Design, operation, and evaluation of an inverted, inclined, outmigrant fish screen
Fisheries Bioengineering Symposium: American Fisheries Society Symposium 10
Colt J;White RJ;
American Fisheries Society
A unique screening device for juvenile fish has been built on, and is operating in, a hydroelectric canal on Vancouver Island, British Columbia. The canal diverts up to 42.5 m3/s, and the screen is designed to remove outmigrant smolts of steelhead Oncorhynchus mykiss and coho salmon O. kisutch from the canal inflow and return them to the Salmon River. The 25-m-long by 6.7-m-wide screen is supported on a removable steel truss suspended in a rectangular section of the canal flowing at a depth of 2.9 m.
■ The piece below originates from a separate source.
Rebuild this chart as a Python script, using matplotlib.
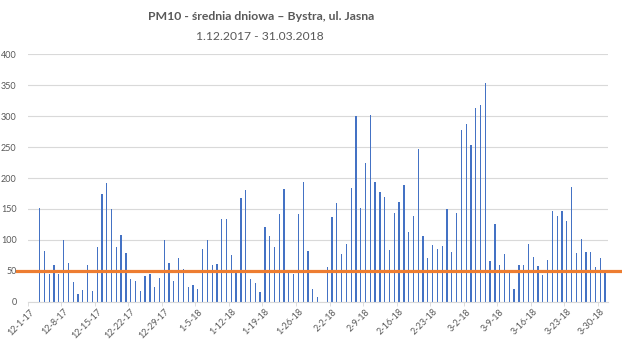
import numpy as np
import pandas as pd
import matplotlib
matplotlib.use("Agg")
import matplotlib.pyplot as plt

plt.rcParams['font.family'] = ['Lato', 'DejaVu Sans']

# daily PM10 means, 1.12.2017 - 31.03.2018 (None = no data)
grudzien = [None, None, 152, 82, 45, 59, 44, 100, 63, 32, 12, 19, 59, 18, 88, 174, 192,
            150, 89, 108, 79, 37, 34, 18, 42, 45, 23, 38, 100, 63, 33]
styczen = [71, 53, 24, 27, 20, 85, 100, 59, 61, 133, 134, 75, 46, 167, 181, 37, 31, 16,
           120, 107, 89, 142, 182, 50, 45, 142, 193, 82, 20, 8, None]
luty = [56, 137, 160, 77, 93, 184, 300, 152, 224, 302, 194, 177, 170, 83, 143, 161, 188,
        113, 139, 247, 106, 70, 91, 86, 90, 150, 80, 143]
marzec = [277, 287, 253, 314, 318, 353, 66, 126, 59, 77, 46, 20, 59, 60, 94, 72, 58, 43,
          68, 147, 139, 147, 130, 185, 78, 102, 81, 81, 56, 70, 50]

norma = 50
dni = pd.date_range('2017-12-01', '2018-03-31', freq='D')
wartosci = np.array([np.nan if v is None else v for v in grudzien + styczen + luty + marzec], dtype=float)

fig = plt.figure(figsize=(6.22, 3.44), dpi=100)
ax = fig.add_axes([0.0445, 0.123, 0.933, 0.719])

x = np.arange(len(dni))
ax.bar(x, np.nan_to_num(wartosci), width=0.27, color='#4472C4', zorder=2)

ax.set_xlim(-0.5, len(dni) - 0.5 + 0.1)
ax.set_ylim(0, 400)
ax.set_yticks(np.arange(0, 401, 50))
ax.grid(axis='y', color='#D9D9D9', linewidth=0.8, zorder=0)

# tick labels every week
pos = x[::7]
ax.set_xticks(pos)
ax.set_xticklabels([f"{d.month}-{d.day}-{d.strftime('%y')}" for d in dni[::7]],
                   rotation=45, ha='right', rotation_mode='anchor')
ax.set_xticks(pos - 0.5, minor=True)
ax.tick_params(axis='x', which='major', length=0, pad=4, labelsize=6.5, labelcolor='#595959')
ax.tick_params(axis='x', which='minor', length=3, color='#D9D9D9')
ax.tick_params(axis='y', length=0, pad=8, labelsize=6.5, labelcolor='#595959')

for s in ['top', 'right', 'left']:
    ax.spines[s].set_visible(False)
ax.spines['bottom'].set_color('#D9D9D9')

# limit line (drawn past the plot area)
ax.axhline(norma, xmin=-0.019, xmax=1.03, color='#ED7D31', linewidth=2.3, clip_on=False, zorder=3)

fig.text(0.4196, 0.952, 'PM10 - średnia dniowa – Bystra, ul. Jasna', ha='center', va='center',
         fontsize=8.8, fontweight='bold', color='#595959')
fig.text(0.4172, 0.893, '1.12.2017 - 31.03.2018', ha='center', va='center',
         fontsize=8.7, color='#595959')

fig.savefig('out.png', dpi=100)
It incorporates 170 m2 of slotted woven-wire-mesh screen, and when in service, it inclines downward in the downstream direction, forcing fish into a collector resting on the canal floor at its lower end. The collector diverts the fish laterally out of the canal and into the bypass works. Although the screen provides less than 100% protection, because of compromises required by budgetary constraints, it is a practical, cost-effective alternative to more conventional designs. With appropriate design modifications, this type of screen could function with higher efficiencies at little additional cost, and in streams with fish of all life stages.